The White House, understaffed and now without a National Security Advisor, is not nearly as strong as the Nixon White House was before Watergate broke. It has little experience dealing with scandals although Trump himself has dealt with accusations and attempts to scandalize him for a year and a half of campaigning and survived it all, seemingly unscathed.  He has succeed in the motto “never complain, never explain,” as a political method. But the White House is not a campaign bus. Flynn is just the beginning. An opening salvo.

*** update ***

Donald Trump, in a series of tweets on Wednesday, thanked Eli Lake for his piece, and wrote that “the real scandal here is that classified information is illegally given out by ‘intelligence’ like candy. Very un-American!” But can Trump win an open and shadowy conflict with his own intelligence agencies?

 

 

 

 

 

One response to “Is Flynn just the beginning?

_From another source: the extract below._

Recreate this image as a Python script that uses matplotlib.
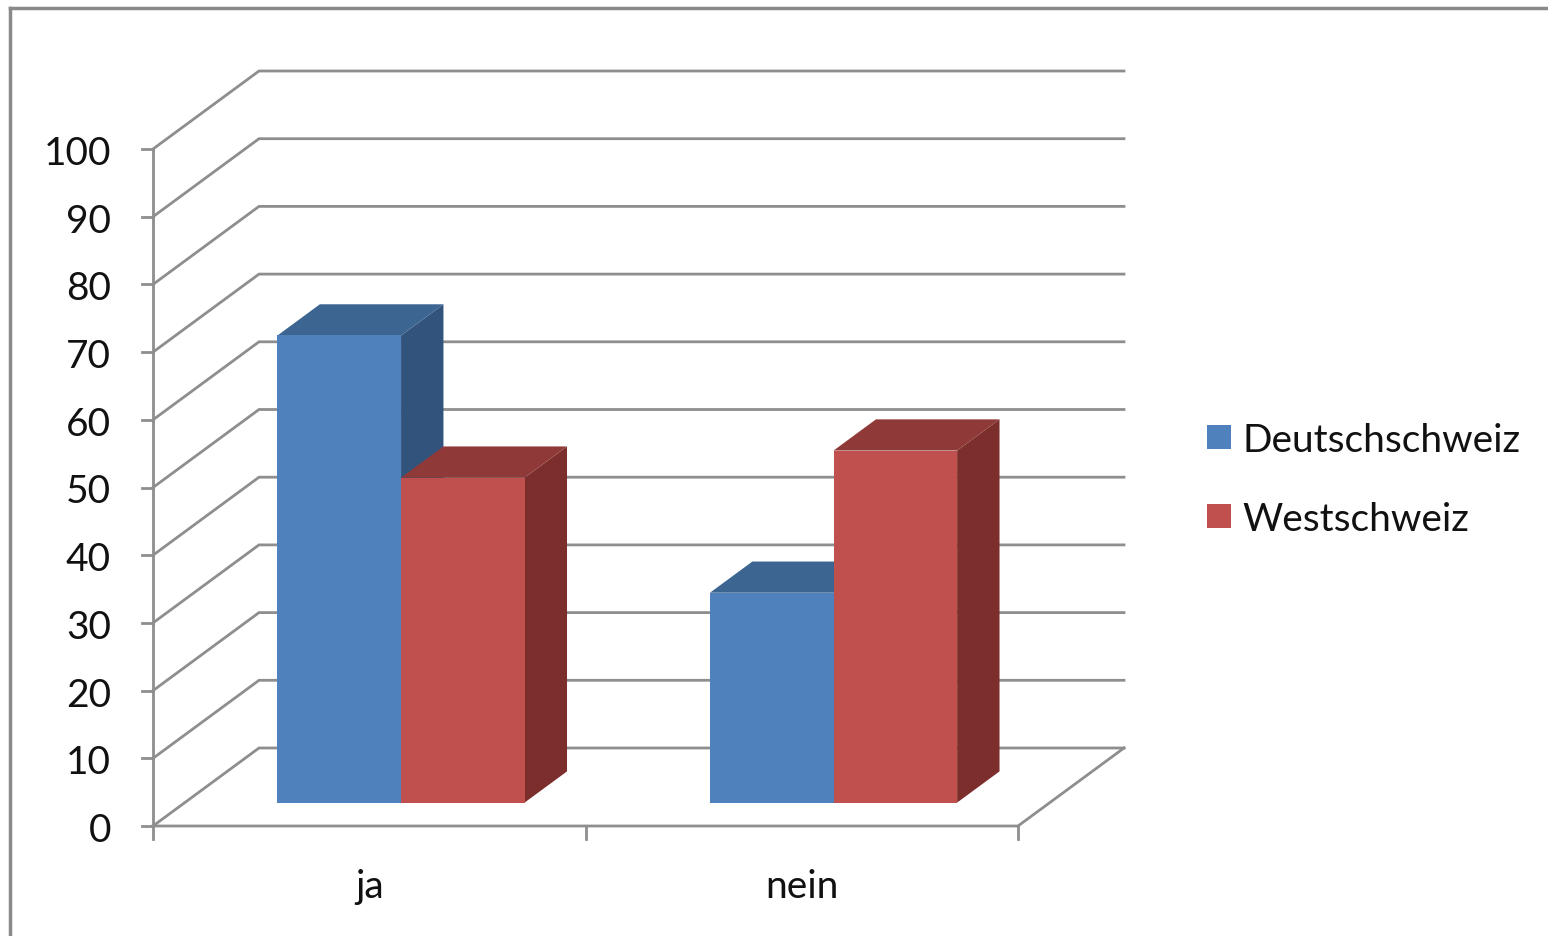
import matplotlib
matplotlib.use("Agg")
import matplotlib.pyplot as plt
from matplotlib.patches import Polygon, Rectangle
from matplotlib.lines import Line2D

# ---- data ----
categories = ["ja", "nein"]
series_names = ["Deutschschweiz", "Westschweiz"]
deutschschweiz = [69, 31]
westschweiz = [48, 52]
y_ticks = [0, 10, 20, 30, 40, 50, 60, 70, 80, 90, 100]

# ---- style ----
front_cols = ["#4F81BD", "#C0504D"]
top_cols = ["#3D6591", "#8F3A38"]
side_cols = ["#31537C", "#7B2E2C"]
grid_col = "#8E8E8E"
txt_col = "#111111"
FS = 28
plt.rcParams["font.family"] = ["Lato", "DejaVu Sans"]

W, H = 1548, 937
fig = plt.figure(figsize=(W / 100, H / 100), dpi=100)
ax = fig.add_axes([0, 0, 1, 1])
ax.set_axis_off()

# pixel mapping (layout): front x-axis origin at px 153, category width 432.5 px,
# value 0 at px 827 from top, 6.77 px per unit
X0_PX, CAT_PX, Y0_PX, UNIT_PX = 153, 432.5, 827, 6.77
ax.set_xlim(-X0_PX / CAT_PX, (W - X0_PX) / CAT_PX)
ax.set_ylim((Y0_PX - H) / UNIT_PX, Y0_PX / UNIT_PX)

# oblique depth offset
DDX = 106 / CAT_PX
DDY = 78 / UNIT_PX
ncat = len(categories)
ymax = y_ticks[-1]


def proj(x, y, z):
    return (x + z * DDX, y + z * DDY)


lw = 2.0
# back wall gridlines + side wall diagonals
for t in y_ticks:
    pts = [proj(0, t, 0), proj(0, t, 1), proj(ncat, t, 1)]
    ax.add_line(Line2D([p[0] for p in pts], [p[1] for p in pts], color=grid_col,
                       lw=lw, zorder=1, solid_joinstyle="miter"))
# floor front edge and right edge
pts = [proj(0, 0, 0), proj(ncat, 0, 0), proj(ncat, 0, 1)]
ax.add_line(Line2D([p[0] for p in pts], [p[1] for p in pts], color=grid_col, lw=lw, zorder=1))
# y axis
pts = [proj(0, 0, 0), proj(0, ymax, 0)]
ax.add_line(Line2D([p[0] for p in pts], [p[1] for p in pts], color=grid_col, lw=lw, zorder=1))
# y tick marks and labels
tick_dx = 11 / CAT_PX
lab_dy = 4 / UNIT_PX
for t in y_ticks:
    ax.add_line(Line2D([-tick_dx, 0], [t, t], color=grid_col, lw=lw, zorder=1))
    ax.text(-42 / CAT_PX, t - lab_dy, str(t), ha="right", va="center", fontsize=FS, color=txt_col)
# x tick marks
tick_dy = 13 / UNIT_PX
for i in range(ncat + 1):
    ax.add_line(Line2D([i, i], [0, -tick_dy], color=grid_col, lw=lw, zorder=1))
for i, c in enumerate(categories):
    ax.text(i + 0.5, -60 / UNIT_PX, c, ha="center", va="center", fontsize=FS, color=txt_col)

# bars
w = 1 / 3.5          # gap width 150%
off = 0.75 * w
z0, z1 = 0.3, 0.7
series = [deutschschweiz, westschweiz]
for i in range(ncat):
    for j, s in enumerate(series):
        v = s[i]
        xa = i + off + j * w
        xb = xa + w
        front = [proj(xa, 0, z0), proj(xb, 0, z0), proj(xb, v, z0), proj(xa, v, z0)]
        top = [proj(xa, v, z0), proj(xb, v, z0), proj(xb, v, z1), proj(xa, v, z1)]
        side = [proj(xb, 0, z0), proj(xb, 0, z1), proj(xb, v, z1), proj(xb, v, z0)]
        zb = 3 + i * 3 + j * 0.5
        ax.add_patch(Polygon(side, closed=True, facecolor=side_cols[j], edgecolor="none", zorder=zb))
        ax.add_patch(Polygon(top, closed=True, facecolor=top_cols[j], edgecolor="none", zorder=zb))
        ax.add_patch(Polygon(front, closed=True, facecolor=front_cols[j], edgecolor="none", zorder=zb + 0.1))

# legend
leg_y = [438, 517]
for k, name in enumerate(series_names):
    fig.patches.append(Rectangle((1207 / W, 1 - (leg_y[k] + 12) / H), 24 / W, 24 / H,
                                 transform=fig.transFigure, facecolor=front_cols[k],
                                 edgecolor="none"))
    fig.text(1242 / W, 1 - (leg_y[k] + 3) / H, name, ha="left", va="center", fontsize=FS, color=txt_col)

# chart frame (partially visible border)
fig.add_artist(Line2D([10 / W, 1], [1 - 9 / H, 1 - 9 / H], transform=fig.transFigure,
                      color="#8A8A8A", lw=2.5))
fig.add_artist(Line2D([10 / W, 10 / W], [0, 1 - 9 / H], transform=fig.transFigure,
                      color="#8A8A8A", lw=2.5))

fig.savefig("out.png", dpi=100)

  1. Perhaps not since the accusations Joe McCarthy accused the US government of being infiltrated by communist agents with his infamous “list” in the 1950s, have so many high ranking US officials been tarred as “traitors.”

    People have tarred one guy — Flynn — as a traitor. McCarthy claimed to have a list of hundreds of communists in the U.S. government. The other Trump officials who have been collaborating with Russian spy agencies are Manafort, Trump Jr., Roger Stone, and Carter Page. Last time I checked, none of those clowns is in government.